We just not only want a model that can classify DR but give reasonings for the classifications. There are quite a few popular methods that can be used to understand the model. We will be using Visual Explanations to understand the model. We'll see Saliency Maps, Gradient based Attributions, DeepLIFT, Guided Backpropagation. The following table shows the outputs of visual explanations from the model.
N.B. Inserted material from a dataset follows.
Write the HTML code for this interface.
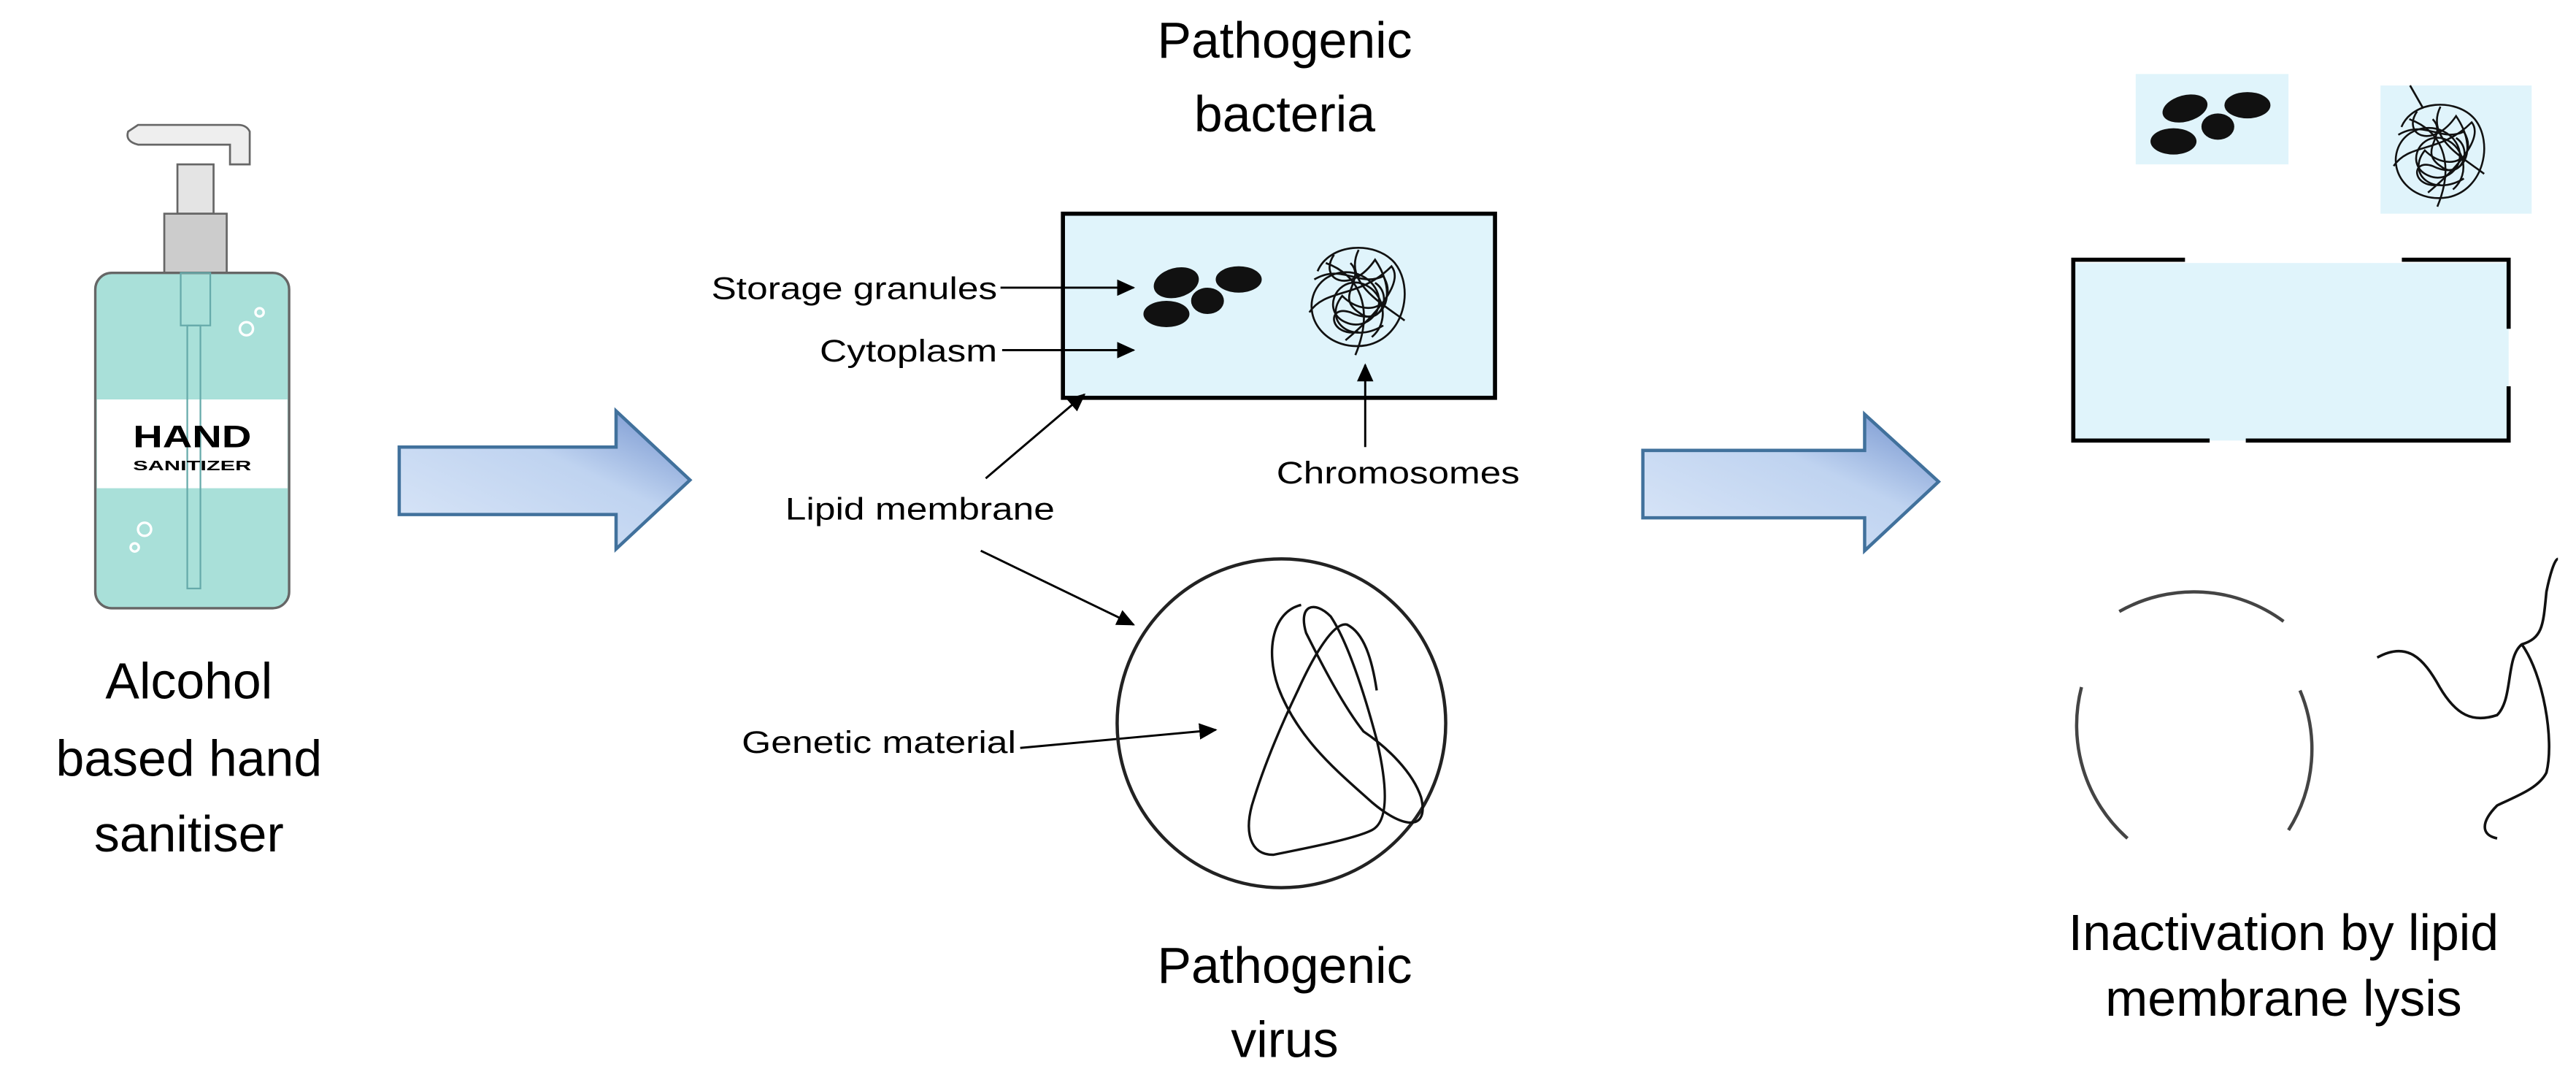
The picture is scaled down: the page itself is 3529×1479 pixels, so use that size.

Model interpretation for each class using Integrated Gradients and DeepLIFT
Class Input Image Overlayed Gradient Magnitudes Overlayed Integrated Gradients DeepLIFT
Mild DR No DR No DR No DR No DR
Moderate DR No DR No DR No DR No DR
Severe DR No DR No DR No DR No DR
Proliferate DR No DR No DR No DR No DR
From the above attributions we can understand where the model is looking to produce a classification result.

Conclusion

The obtained results indicate that modern deep networks outperform traditional methods by significant margins (without data augmentation). The are train and test set are obtained from the APTOS 2019 Blindness Detection dataset. The shown results are not representative of the real world. The results are obtained on a small dataset. Given that 99.8% accuracy doesn't mean that DR recognition problem is solved. The accuracy is only very small set of images that are not representative of the real world scenarios. There are still gaps exists in taking these models to the real world. Following are the list of few(out of many) problems.

Probelms
  1. Expert labes are very costly. Hoping to create a large dataset(Millions of images) with expert labels is unfeasible task.
  2. Noisy labels create a mess for the models. The quality of the model is of prime importance.
  3. Data bias is a huge probelm in medical domain. Models are being trained on single dataset which is collected from one source / hospital / region. This induces the local bias in the model. The model performance then never matters if it can work well on differnent dataset.
Forward directions
Currently the researchers are working towards the following solutions.
  1. Since expert labels costly. Developing robust and high performance Unsupervised / Semisupervised alogrithms can be a game changer.
  2. Training the models on multiple dataset can make model more robust. Federated Learning can be used to train the models on multiple datasets. In federated learning, the model is trained using distributed and centralized process where data is securely stored at its origin.